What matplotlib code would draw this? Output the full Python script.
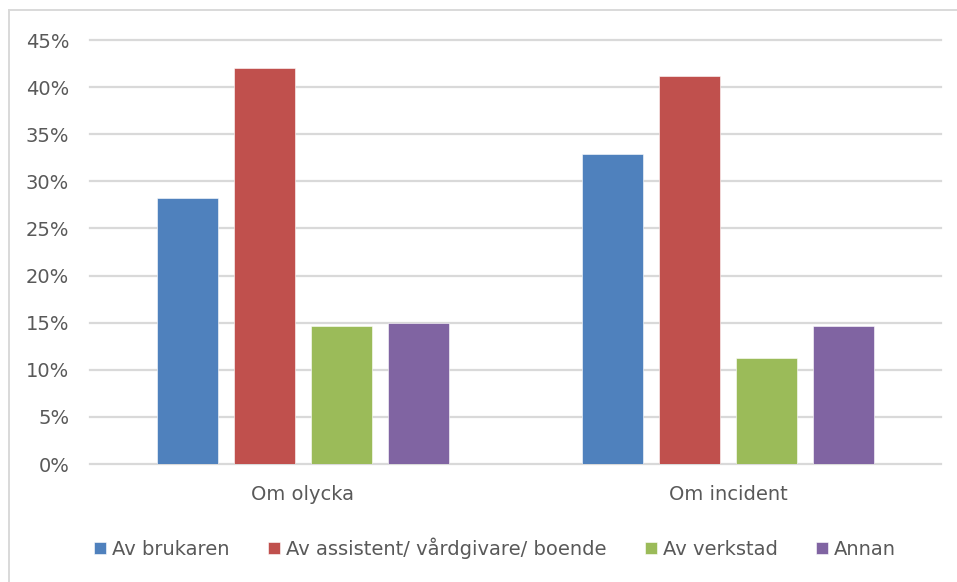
import numpy as np
import matplotlib.pyplot as plt
from matplotlib.lines import Line2D
from matplotlib.ticker import PercentFormatter

categories = ['Om olycka', 'Om incident']
series = ['Av brukaren', 'Av assistent/ vårdgivare/ boende', 'Av verkstad', 'Annan']
values = [
    [28.2, 32.9],
    [42.0, 41.2],
    [14.6, 11.2],
    [15.0, 14.6],
]
colors = ['#4F81BD', '#C0504D', '#9BBB59', '#8064A2']

fig = plt.figure(figsize=(9.57, 5.82), dpi=100)
ax = fig.add_axes([90/957, 1-464/582, (941-90)/957, (464-40)/582])

x = np.arange(len(categories))
step, width = 0.181, 0.143
for i, (name, vals) in enumerate(zip(series, values)):
    ax.bar(x + (i - 1.5)*step, vals, width, color=colors[i], label=name,
           edgecolor='white', linewidth=0.4, zorder=3)

ax.set_xlim(-0.5, 1.5)
ax.set_ylim(0, 45)
ax.set_yticks(np.arange(0, 46, 5))
ax.yaxis.set_major_formatter(PercentFormatter(decimals=0))
ax.grid(axis='y', color='#d9d9d9', linewidth=1.6, zorder=0)
for gl in ax.get_ygridlines():
    gl.set_clip_on(False)
ax.set_xticks(x)
ax.set_xticklabels(categories)
for s in ax.spines.values():
    s.set_visible(False)
ax.tick_params(axis='both', length=0, labelsize=14, labelcolor='#595959')
ax.tick_params(axis='y', pad=15)
ax.tick_params(axis='x', pad=15)

handles, labels = ax.get_legend_handles_labels()
fig.legend(handles, labels, loc='center', bbox_to_anchor=(495/957, 1-548/582),
           ncol=4, frameon=False, fontsize=14, labelcolor='#595959',
           handlelength=0.6, handleheight=0.6, handletextpad=0.3, columnspacing=2.0)

# frame lines along the top and left edge
fig.add_artist(Line2D([9/957, 1], [1-10/582, 1-10/582], color='#d9d9d9', linewidth=1.4))
fig.add_artist(Line2D([9/957, 9/957], [0, 1-10/582], color='#d9d9d9', linewidth=1.4))

fig.savefig('out.png', dpi=100)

______

*Aim*. Write out again, exactly, the lines from the start of the listing up to the line containing "from matplotlib.ticker import", with both ends and without pictures.

*Task response*.
What matplotlib code would draw this? Output the full Python script.
import numpy as np
import matplotlib.pyplot as plt
from matplotlib.lines import Line2D
from matplotlib.ticker import PercentFormatter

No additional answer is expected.